Gazpacho and a tiny beach

A productive day so far: another small picture finished and dispatched to my brother along with the four other ones from my last post, dinner sorted out, a repaired PA system delivered back to school after an unknown person fiddled with the back of it and broke an aerial and a socket (allegedly during the PTA summer fair), four loads of washing put away and a coffee in the sun with friends (although one has just alerted me to the fact that we walked out of the pub garden and completely forgot to pay for the coffee; I do hope the wanted posters aren't up around the village yet. Must remember to put it right on the way back to school).

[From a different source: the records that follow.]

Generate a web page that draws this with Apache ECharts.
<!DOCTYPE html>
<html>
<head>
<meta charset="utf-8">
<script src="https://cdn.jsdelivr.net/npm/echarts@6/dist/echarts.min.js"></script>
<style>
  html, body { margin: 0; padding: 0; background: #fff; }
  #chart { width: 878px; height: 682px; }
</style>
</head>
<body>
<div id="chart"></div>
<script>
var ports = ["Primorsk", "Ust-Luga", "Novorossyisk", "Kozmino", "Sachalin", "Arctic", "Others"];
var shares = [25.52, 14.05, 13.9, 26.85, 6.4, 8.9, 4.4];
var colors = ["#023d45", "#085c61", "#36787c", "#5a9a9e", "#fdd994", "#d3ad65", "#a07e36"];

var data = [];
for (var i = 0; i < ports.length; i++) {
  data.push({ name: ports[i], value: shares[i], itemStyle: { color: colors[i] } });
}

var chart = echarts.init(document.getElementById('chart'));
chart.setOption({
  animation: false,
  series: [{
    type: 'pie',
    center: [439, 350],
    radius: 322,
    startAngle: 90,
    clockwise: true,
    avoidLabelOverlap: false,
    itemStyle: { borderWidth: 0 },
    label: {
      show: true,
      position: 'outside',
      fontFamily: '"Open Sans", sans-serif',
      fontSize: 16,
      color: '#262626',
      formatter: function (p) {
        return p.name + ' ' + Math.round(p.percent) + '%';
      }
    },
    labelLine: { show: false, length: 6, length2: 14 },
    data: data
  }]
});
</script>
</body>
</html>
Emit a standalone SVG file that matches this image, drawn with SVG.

First the picture: the last of my little tiny ones. This time I have done some high-density beading in just one small area; it must be relief at reverting to my usual beading on the left-hand side:-
 

I am really looking forward to dinner; it is the best ever meal for really hot days - cooling and refreshing, yet gutsy and satisfying. I mentioned before that I have been doing the 5:2 diet (5 days of eating what I like and 2 of fasting with just 500 calories a day, every week) quite successfully for a while and although I normally hate calorie-counting, today is a fast day and you might be pleased to hear that this only has 164 calories in a serving:-
 
Gazpacho (wish I could pronounce it properly; it grieves me that my children come home from school uttering strange Hispanic words when it is practically the only western European language I haven't learned. Mental note to self: Must Find Someone to Help Me Learn Spanish)
Serves 2
 
6 medium tomatoes (or 270g), peeled and de-seeded
1/3 cucumber, roughly chopped
1/3 pepper, roughly chopped - it should be a green one but I only had red today
1/4 red onion, roughly chopped
A very small clove of garlic, roughly chopped
1 1/2 slices stale bread, broken up
2 1/2 tablespoons vinegar - it should be sherry vinegar but I only had white wine vinegar
1 tablespoon extra-virgin olive oil
Salt & pepper
1/2 teaspoon sugar
250mls water
 
Not much to the method: put it all in a pot and blend until it's soup. Check for seasoning: it might need more salt. If it tastes a bit boring, you might need a tad more vinegar, red onion and/or garlic. Chill it thoroughly for a couple of hours as there's nothing worse than one that's room temperature. But make sure you cover it with several layers of cling film so your fridge doesn't end up stinking of raw garlic and onion (as indeed your breath might after you've eaten it). I really despise recipes that suggest country-hopping for ingredients as it offends the purist in me, but here goes: on non-fast days I love this with either some cool mozzarella gently broken on top, or grilled halloumi on the side, and a drizzle more of olive oil on top, and some rosemary focaccia to go with it. It's also probably worth mentioning that once I had an enterprising salad in a French restaurant, comprising lettuce and the usual salad ingredients, succulent big prawns and a scoop of gazpacho sorbet in the middle, so I suppose you could freeze it in an ice-cream maker. Yum.